Data lines:
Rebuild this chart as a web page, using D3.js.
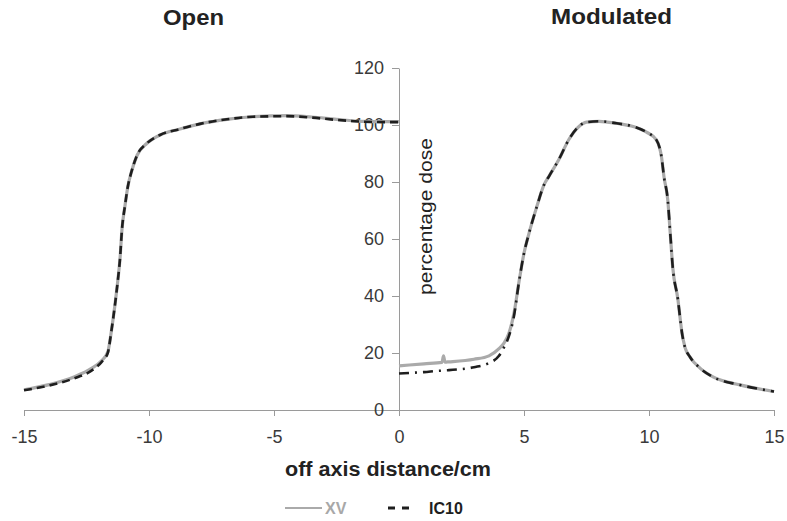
<!DOCTYPE html>
<html>
<head>
<meta charset="utf-8">
<script src="https://cdn.jsdelivr.net/npm/d3@7"></script>
<style>
  body { margin: 0; background: #fff; }
  text { font-family: "Liberation Sans", Arial, sans-serif; }
</style>
</head>
<body>
<div id="chart"></div>
<script>
let width = 787;
let height = 521;

// open field (left half)
const openX = [-15, -14, -13, -12.3, -11.9, -11.65, -11.5, -11.36, -11.24, -11.16, -11.08, -10.96, -10.84, -10.72, -10.48, -10.08, -9.56, -8.76, -7.96, -6.88, -5.84, -4.5, -3.5, -2.5, -1.5, -0.5, 0];
const openXV = [7.1, 8.9, 11.6, 14.6, 17.3, 20.3, 28, 37, 46, 53, 63.5, 71.7, 78.7, 83, 89.3, 93.6, 96.5, 98.6, 100.4, 102.0, 102.9, 103.3, 102.8, 102, 101.3, 101.2, 101.2];
const openIC10 = [6.9, 8.6, 11.1, 13.8, 16.8, 20.0, 28, 37, 46, 53, 63.5, 71.7, 78.7, 83, 89.3, 93.6, 96.5, 98.6, 100.4, 102.0, 102.9, 103.1, 102.6, 101.8, 101.2, 101, 101];

// modulated field (right half)
const modX = [0, 1, 1.72, 1.78, 1.84, 2, 3, 3.6, 4.0, 4.2, 4.4, 4.6, 4.8, 5.0, 5.2, 5.5, 5.8, 6.0, 6.4, 6.8, 7.2, 7.5, 8.0, 8.7, 9.4, 9.9, 10.3, 10.5, 10.6, 10.75, 10.85, 10.95, 11.16, 11.24, 11.32, 11.44, 11.64, 12.04, 12.56, 13.64, 15];
const modXV = [15.5, 16.2, 16.7, 19, 16.8, 16.9, 17.8, 19, 21.5, 23.5, 27, 34, 45, 55, 62, 71, 79, 82, 88, 95, 99.5, 101, 101.3, 100.6, 99.4, 97.5, 94.7, 88.8, 81.8, 73.7, 62, 50, 38.6, 32.6, 27, 22, 18.6, 14.7, 11.6, 8.8, 6.5];
const modIC10 = [12.8, 13.3, 13.8, 13.8, 13.9, 14, 15, 16.5, 19, 22, 26, 33, 45, 55, 62, 71, 79, 82, 88, 95, 99.5, 101, 101.3, 100.6, 99.4, 97.5, 94.7, 88.8, 81.8, 73.7, 62, 50, 38.6, 32.6, 27, 22, 18.6, 14.7, 11.6, 8.8, 6.5];

const xTicks = [-15, -10, -5, 0, 5, 10, 15];
const yTicks = [0, 20, 40, 60, 80, 100, 120];
const panelTitles = ["Open", "Modulated"];
const legendItems = ["XV", "IC10"];

let svg = d3.select("#chart").append("svg")
  .attr("width", width)
  .attr("height", height);

let xScale = d3.scaleLinear().domain([-15, 15]).range([24, 774]);
let yScale = d3.scaleLinear().domain([0, 120]).range([410, 68]);

// x axis along y=0 (excel style hyphen minus)
let xAxis = d3.axisBottom(xScale).tickValues(xTicks).tickFormat(d => String(d))
  .tickSize(6).tickPadding(14).tickSizeOuter(0);
let xAxisGroup = svg.append("g")
  .attr("transform", `translate(0,${yScale(0)})`)
  .call(xAxis);

// y axis at x=0
let yAxis = d3.axisLeft(yScale).tickValues(yTicks).tickFormat(d => String(d))
  .tickSize(7).tickPadding(8).tickSizeOuter(0);
let yAxisGroup = svg.append("g")
  .attr("transform", `translate(${xScale(0)},0)`)
  .call(yAxis);

[xAxisGroup, yAxisGroup].forEach(g => {
  g.selectAll("path, line").attr("stroke", "#9a9a9a").attr("stroke-width", 1);
  g.selectAll("text").attr("fill", "#3a3a3a").style("font-size", "18px");
});

// lines
let line = d3.line()
  .x(d => xScale(d[0]))
  .y(d => yScale(d[1]))
  .curve(d3.curveMonotoneX);

const zip = (xs, ys) => xs.map((x, i) => [x, ys[i]]);

let series = [
  { data: zip(openX, openXV), stroke: "#aaaaaa", width: 3.2, dash: null },
  { data: zip(modX, modXV), stroke: "#aaaaaa", width: 3.2, dash: null },
  { data: zip(openX, openIC10), stroke: "#1e1e1e", width: 2.6, dash: "8,5" },
  { data: zip(modX, modIC10), stroke: "#1e1e1e", width: 2.6, dash: "10,6,2,6" }
];

svg.append("g").selectAll("path")
  .data(series)
  .enter()
  .append("path")
  .attr("d", d => line(d.data))
  .attr("fill", "none")
  .attr("stroke", d => d.stroke)
  .attr("stroke-width", d => d.width)
  .attr("stroke-dasharray", d => d.dash);

// panel titles
let titlePos = [{ x: 193.5, y: 25, w: 61 }, { x: 611.5, y: 24, w: 121 }];
svg.append("g").selectAll("text")
  .data(panelTitles)
  .enter()
  .append("text")
  .attr("x", (d, i) => titlePos[i].x - titlePos[i].w / 2)
  .attr("y", (d, i) => titlePos[i].y)
  .attr("textLength", (d, i) => titlePos[i].w)
  .attr("lengthAdjust", "spacingAndGlyphs")
  .style("font-size", "22.5px")
  .style("font-weight", "bold")
  .attr("fill", "#222")
  .text(d => d);

// axis titles
svg.append("text")
  .attr("x", 285)
  .attr("y", 476)
  .attr("textLength", 206)
  .attr("lengthAdjust", "spacingAndGlyphs")
  .style("font-size", "19.5px")
  .style("font-weight", "bold")
  .attr("fill", "#222")
  .text("off axis distance/cm");

svg.append("text")
  .attr("transform", `translate(432,295) rotate(-90)`)
  .attr("textLength", 157)
  .attr("lengthAdjust", "spacingAndGlyphs")
  .style("font-size", "19px")
  .attr("fill", "#222")
  .text("percentage dose");

// legend
let legend = svg.append("g").attr("transform", "translate(0,508)");
legend.append("line")
  .attr("x1", 285).attr("x2", 322).attr("y1", 0).attr("y2", 0)
  .attr("stroke", "#aaaaaa").attr("stroke-width", 2);
legend.append("text")
  .attr("x", 325).attr("y", 6)
  .style("font-size", "16px").style("font-weight", "bold")
  .attr("fill", "#a8a8a8")
  .text(legendItems[0]);
legend.append("line")
  .attr("x1", 388).attr("x2", 409).attr("y1", 0).attr("y2", 0)
  .attr("stroke", "#1e1e1e").attr("stroke-width", 3)
  .attr("stroke-dasharray", "7,7");
legend.append("text")
  .attr("x", 429).attr("y", 6)
  .style("font-size", "16px").style("font-weight", "bold")
  .attr("fill", "#1e1e1e")
  .text(legendItems[1]);
</script>
</body>
</html>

What you should do: All the lines above are to be reproduced exactly, except the pictures.

Result of this exercise:
Rebuild this chart as a web page, using D3.js.
<!DOCTYPE html>
<html>
<head>
<meta charset="utf-8">
<script src="https://cdn.jsdelivr.net/npm/d3@7"></script>
<style>
  body { margin: 0; background: #fff; }
  text { font-family: "Liberation Sans", Arial, sans-serif; }
</style>
</head>
<body>
<div id="chart"></div>
<script>
let width = 787;
let height = 521;

// open field (left half)
const openX = [-15, -14, -13, -12.3, -11.9, -11.65, -11.5, -11.36, -11.24, -11.16, -11.08, -10.96, -10.84, -10.72, -10.48, -10.08, -9.56, -8.76, -7.96, -6.88, -5.84, -4.5, -3.5, -2.5, -1.5, -0.5, 0];
const openXV = [7.1, 8.9, 11.6, 14.6, 17.3, 20.3, 28, 37, 46, 53, 63.5, 71.7, 78.7, 83, 89.3, 93.6, 96.5, 98.6, 100.4, 102.0, 102.9, 103.3, 102.8, 102, 101.3, 101.2, 101.2];
const openIC10 = [6.9, 8.6, 11.1, 13.8, 16.8, 20.0, 28, 37, 46, 53, 63.5, 71.7, 78.7, 83, 89.3, 93.6, 96.5, 98.6, 100.4, 102.0, 102.9, 103.1, 102.6, 101.8, 101.2, 101, 101];

// modulated field (right half)
const modX = [0, 1, 1.72, 1.78, 1.84, 2, 3, 3.6, 4.0, 4.2, 4.4, 4.6, 4.8, 5.0, 5.2, 5.5, 5.8, 6.0, 6.4, 6.8, 7.2, 7.5, 8.0, 8.7, 9.4, 9.9, 10.3, 10.5, 10.6, 10.75, 10.85, 10.95, 11.16, 11.24, 11.32, 11.44, 11.64, 12.04, 12.56, 13.64, 15];
const modXV = [15.5, 16.2, 16.7, 19, 16.8, 16.9, 17.8, 19, 21.5, 23.5, 27, 34, 45, 55, 62, 71, 79, 82, 88, 95, 99.5, 101, 101.3, 100.6, 99.4, 97.5, 94.7, 88.8, 81.8, 73.7, 62, 50, 38.6, 32.6, 27, 22, 18.6, 14.7, 11.6, 8.8, 6.5];
const modIC10 = [12.8, 13.3, 13.8, 13.8, 13.9, 14, 15, 16.5, 19, 22, 26, 33, 45, 55, 62, 71, 79, 82, 88, 95, 99.5, 101, 101.3, 100.6, 99.4, 97.5, 94.7, 88.8, 81.8, 73.7, 62, 50, 38.6, 32.6, 27, 22, 18.6, 14.7, 11.6, 8.8, 6.5];

const xTicks = [-15, -10, -5, 0, 5, 10, 15];
const yTicks = [0, 20, 40, 60, 80, 100, 120];
const panelTitles = ["Open", "Modulated"];
const legendItems = ["XV", "IC10"];

let svg = d3.select("#chart").append("svg")
  .attr("width", width)
  .attr("height", height);

let xScale = d3.scaleLinear().domain([-15, 15]).range([24, 774]);
let yScale = d3.scaleLinear().domain([0, 120]).range([410, 68]);

// x axis along y=0 (excel style hyphen minus)
let xAxis = d3.axisBottom(xScale).tickValues(xTicks).tickFormat(d => String(d))
  .tickSize(6).tickPadding(14).tickSizeOuter(0);
let xAxisGroup = svg.append("g")
  .attr("transform", `translate(0,${yScale(0)})`)
  .call(xAxis);

// y axis at x=0
let yAxis = d3.axisLeft(yScale).tickValues(yTicks).tickFormat(d => String(d))
  .tickSize(7).tickPadding(8).tickSizeOuter(0);
let yAxisGroup = svg.append("g")
  .attr("transform", `translate(${xScale(0)},0)`)
  .call(yAxis);

[xAxisGroup, yAxisGroup].forEach(g => {
  g.selectAll("path, line").attr("stroke", "#9a9a9a").attr("stroke-width", 1);
  g.selectAll("text").attr("fill", "#3a3a3a").style("font-size", "18px");
});

// lines
let line = d3.line()
  .x(d => xScale(d[0]))
  .y(d => yScale(d[1]))
  .curve(d3.curveMonotoneX);

const zip = (xs, ys) => xs.map((x, i) => [x, ys[i]]);

let series = [
  { data: zip(openX, openXV), stroke: "#aaaaaa", width: 3.2, dash: null },
  { data: zip(modX, modXV), stroke: "#aaaaaa", width: 3.2, dash: null },
  { data: zip(openX, openIC10), stroke: "#1e1e1e", width: 2.6, dash: "8,5" },
  { data: zip(modX, modIC10), stroke: "#1e1e1e", width: 2.6, dash: "10,6,2,6" }
];

svg.append("g").selectAll("path")
  .data(series)
  .enter()
  .append("path")
  .attr("d", d => line(d.data))
  .attr("fill", "none")
  .attr("stroke", d => d.stroke)
  .attr("stroke-width", d => d.width)
  .attr("stroke-dasharray", d => d.dash);

// panel titles
let titlePos = [{ x: 193.5, y: 25, w: 61 }, { x: 611.5, y: 24, w: 121 }];
svg.append("g").selectAll("text")
  .data(panelTitles)
  .enter()
  .append("text")
  .attr("x", (d, i) => titlePos[i].x - titlePos[i].w / 2)
  .attr("y", (d, i) => titlePos[i].y)
  .attr("textLength", (d, i) => titlePos[i].w)
  .attr("lengthAdjust", "spacingAndGlyphs")
  .style("font-size", "22.5px")
  .style("font-weight", "bold")
  .attr("fill", "#222")
  .text(d => d);

// axis titles
svg.append("text")
  .attr("x", 285)
  .attr("y", 476)
  .attr("textLength", 206)
  .attr("lengthAdjust", "spacingAndGlyphs")
  .style("font-size", "19.5px")
  .style("font-weight", "bold")
  .attr("fill", "#222")
  .text("off axis distance/cm");

svg.append("text")
  .attr("transform", `translate(432,295) rotate(-90)`)
  .attr("textLength", 157)
  .attr("lengthAdjust", "spacingAndGlyphs")
  .style("font-size", "19px")
  .attr("fill", "#222")
  .text("percentage dose");

// legend
let legend = svg.append("g").attr("transform", "translate(0,508)");
legend.append("line")
  .attr("x1", 285).attr("x2", 322).attr("y1", 0).attr("y2", 0)
  .attr("stroke", "#aaaaaa").attr("stroke-width", 2);
legend.append("text")
  .attr("x", 325).attr("y", 6)
  .style("font-size", "16px").style("font-weight", "bold")
  .attr("fill", "#a8a8a8")
  .text(legendItems[0]);
legend.append("line")
  .attr("x1", 388).attr("x2", 409).attr("y1", 0).attr("y2", 0)
  .attr("stroke", "#1e1e1e").attr("stroke-width", 3)
  .attr("stroke-dasharray", "7,7");
legend.append("text")
  .attr("x", 429).attr("y", 6)
  .style("font-size", "16px").style("font-weight", "bold")
  .attr("fill", "#1e1e1e")
  .text(legendItems[1]);
</script>
</body>
</html>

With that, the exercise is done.